*Exercise*
Transcribe every line exactly. Leave the pictures behind.

*Provided material*
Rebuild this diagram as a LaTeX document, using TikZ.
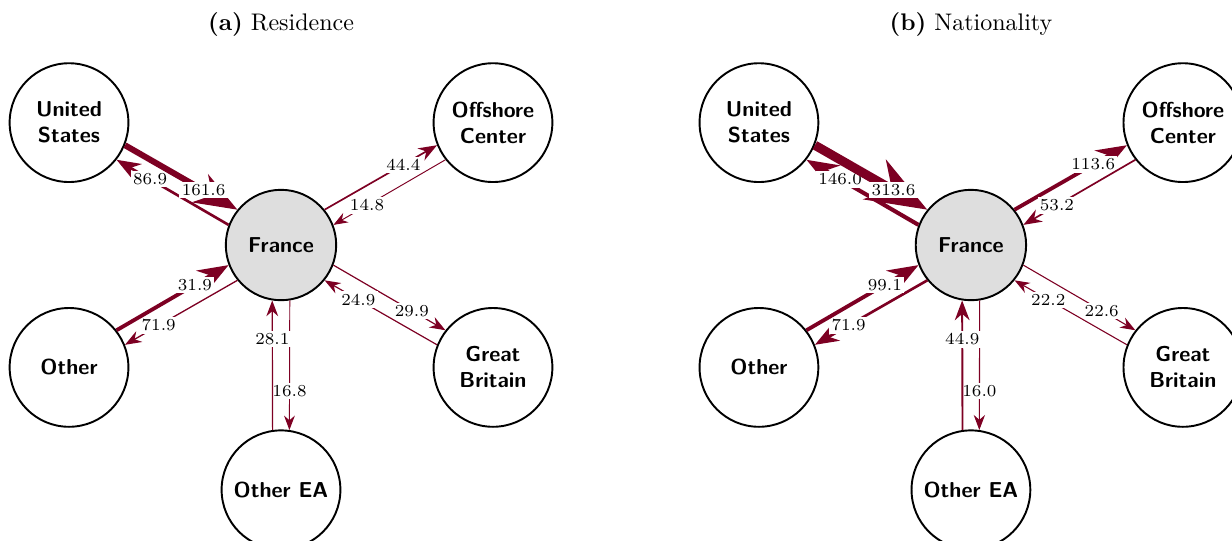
\documentclass[tikz,border=0pt]{standalone}
\usepackage{tikz}
\usetikzlibrary{arrows.meta, calc}

\definecolor{flowred}{RGB}{125,0,35}

\begin{document}
\begin{tikzpicture}
        [
          country/.style={circle, draw, thick, minimum size=49.5pt, inner sep=0pt, align=center,
                          font=\fontsize{9}{10.8}\selectfont\sffamily\bfseries},
          home/.style={country, fill=black!13, minimum size=46pt},
          flow/.style={draw=flowred, -{Stealth[scale=1.25]}},
          amount/.style={fill=white, inner sep=1pt, font=\scriptsize, pos=0.7},
          caption/.style={anchor=center}
        ]
        \useasboundingbox (-117.1pt,-123.3pt) rectangle (396.3pt,102.1pt);
        % (a) residence
        \node [caption] (cap-a) at (0,92pt) {\textbf{(a)} Residence};
        \node [home] (fr-a) at (0,0) {France};
        \node [country] (us-a) at ([shift={(150:102pt)}]fr-a) {United\\States};
        \node [country] (oc-a) at ([shift={(30:102pt)}]fr-a) {Offshore\\Center};
        \node [country] (ot-a) at ([shift={(210:102pt)}]fr-a) {Other};
        \node [country] (gb-a) at ([shift={(330:102pt)}]fr-a) {Great\\Britain};
        \node [country] (ea-a) at ([shift={(270:102pt)}]fr-a) {Other EA};
        % (b) nationality
        \node [caption] (cap-b) at (287.5pt,92pt) {\textbf{(b)} Nationality};
        \node [home] (fr-b) at (287.5pt,0) {France};
        \node [country] (us-b) at ([shift={(150:102pt)}]fr-b) {United\\States};
        \node [country] (oc-b) at ([shift={(30:102pt)}]fr-b) {Offshore\\Center};
        \node [country] (ot-b) at ([shift={(210:102pt)}]fr-b) {Other};
        \node [country] (gb-b) at ([shift={(330:102pt)}]fr-b) {Great\\Britain};
        \node [country] (ea-b) at ([shift={(270:102pt)}]fr-b) {Other EA};
        % flows, out of France / into France
        \foreach \p/\s/\a/\wo/\lo/\wi/\li in {
            a/us/150/1.1pt/86.9/2.5pt/161.6, a/oc/30/0.7pt/44.4/0.4pt/14.8,
            a/ot/210/0.55pt/71.9/1.6pt/31.9, a/gb/330/0.5pt/29.9/0.5pt/24.9,
            a/ea/270/0.4pt/16.8/0.5pt/28.1,
            b/us/150/1.7pt/146.0/3.8pt/313.6, b/oc/30/1.6pt/113.6/0.7pt/53.2,
            b/ot/210/1.1pt/71.9/1.6pt/99.1, b/gb/330/0.45pt/22.6/0.45pt/22.2,
            b/ea/270/0.45pt/16.0/0.8pt/44.9} {
            \pgfmathtruncatemacro{\fout}{\a+9}
            \pgfmathtruncatemacro{\fin}{\a-9}
            \pgfmathtruncatemacro{\sout}{\a+172}
            \pgfmathtruncatemacro{\sin}{\a+188}
            \draw [flow, line width=\wo] (fr-\p.\fout) -- node [amount] {\lo} (\s-\p.\sout);
            \draw [flow, line width=\wi] (\s-\p.\sin) -- node [amount] {\li} (fr-\p.\fin);
        }
\end{tikzpicture}
\end{document}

*Result for this exercise*
Rebuild this diagram as a LaTeX document, using TikZ.
\documentclass[tikz,border=0pt]{standalone}
\usepackage{tikz}
\usetikzlibrary{arrows.meta, calc}

\definecolor{flowred}{RGB}{125,0,35}

\begin{document}
\begin{tikzpicture}
        [
          country/.style={circle, draw, thick, minimum size=49.5pt, inner sep=0pt, align=center,
                          font=\fontsize{9}{10.8}\selectfont\sffamily\bfseries},
          home/.style={country, fill=black!13, minimum size=46pt},
          flow/.style={draw=flowred, -{Stealth[scale=1.25]}},
          amount/.style={fill=white, inner sep=1pt, font=\scriptsize, pos=0.7},
          caption/.style={anchor=center}
        ]
        \useasboundingbox (-117.1pt,-123.3pt) rectangle (396.3pt,102.1pt);
        % (a) residence
        \node [caption] (cap-a) at (0,92pt) {\textbf{(a)} Residence};
        \node [home] (fr-a) at (0,0) {France};
        \node [country] (us-a) at ([shift={(150:102pt)}]fr-a) {United\\States};
        \node [country] (oc-a) at ([shift={(30:102pt)}]fr-a) {Offshore\\Center};
        \node [country] (ot-a) at ([shift={(210:102pt)}]fr-a) {Other};
        \node [country] (gb-a) at ([shift={(330:102pt)}]fr-a) {Great\\Britain};
        \node [country] (ea-a) at ([shift={(270:102pt)}]fr-a) {Other EA};
        % (b) nationality
        \node [caption] (cap-b) at (287.5pt,92pt) {\textbf{(b)} Nationality};
        \node [home] (fr-b) at (287.5pt,0) {France};
        \node [country] (us-b) at ([shift={(150:102pt)}]fr-b) {United\\States};
        \node [country] (oc-b) at ([shift={(30:102pt)}]fr-b) {Offshore\\Center};
        \node [country] (ot-b) at ([shift={(210:102pt)}]fr-b) {Other};
        \node [country] (gb-b) at ([shift={(330:102pt)}]fr-b) {Great\\Britain};
        \node [country] (ea-b) at ([shift={(270:102pt)}]fr-b) {Other EA};
        % flows, out of France / into France
        \foreach \p/\s/\a/\wo/\lo/\wi/\li in {
            a/us/150/1.1pt/86.9/2.5pt/161.6, a/oc/30/0.7pt/44.4/0.4pt/14.8,
            a/ot/210/0.55pt/71.9/1.6pt/31.9, a/gb/330/0.5pt/29.9/0.5pt/24.9,
            a/ea/270/0.4pt/16.8/0.5pt/28.1,
            b/us/150/1.7pt/146.0/3.8pt/313.6, b/oc/30/1.6pt/113.6/0.7pt/53.2,
            b/ot/210/1.1pt/71.9/1.6pt/99.1, b/gb/330/0.45pt/22.6/0.45pt/22.2,
            b/ea/270/0.45pt/16.0/0.8pt/44.9} {
            \pgfmathtruncatemacro{\fout}{\a+9}
            \pgfmathtruncatemacro{\fin}{\a-9}
            \pgfmathtruncatemacro{\sout}{\a+172}
            \pgfmathtruncatemacro{\sin}{\a+188}
            \draw [flow, line width=\wo] (fr-\p.\fout) -- node [amount] {\lo} (\s-\p.\sout);
            \draw [flow, line width=\wi] (\s-\p.\sin) -- node [amount] {\li} (fr-\p.\fin);
        }
\end{tikzpicture}
\end{document}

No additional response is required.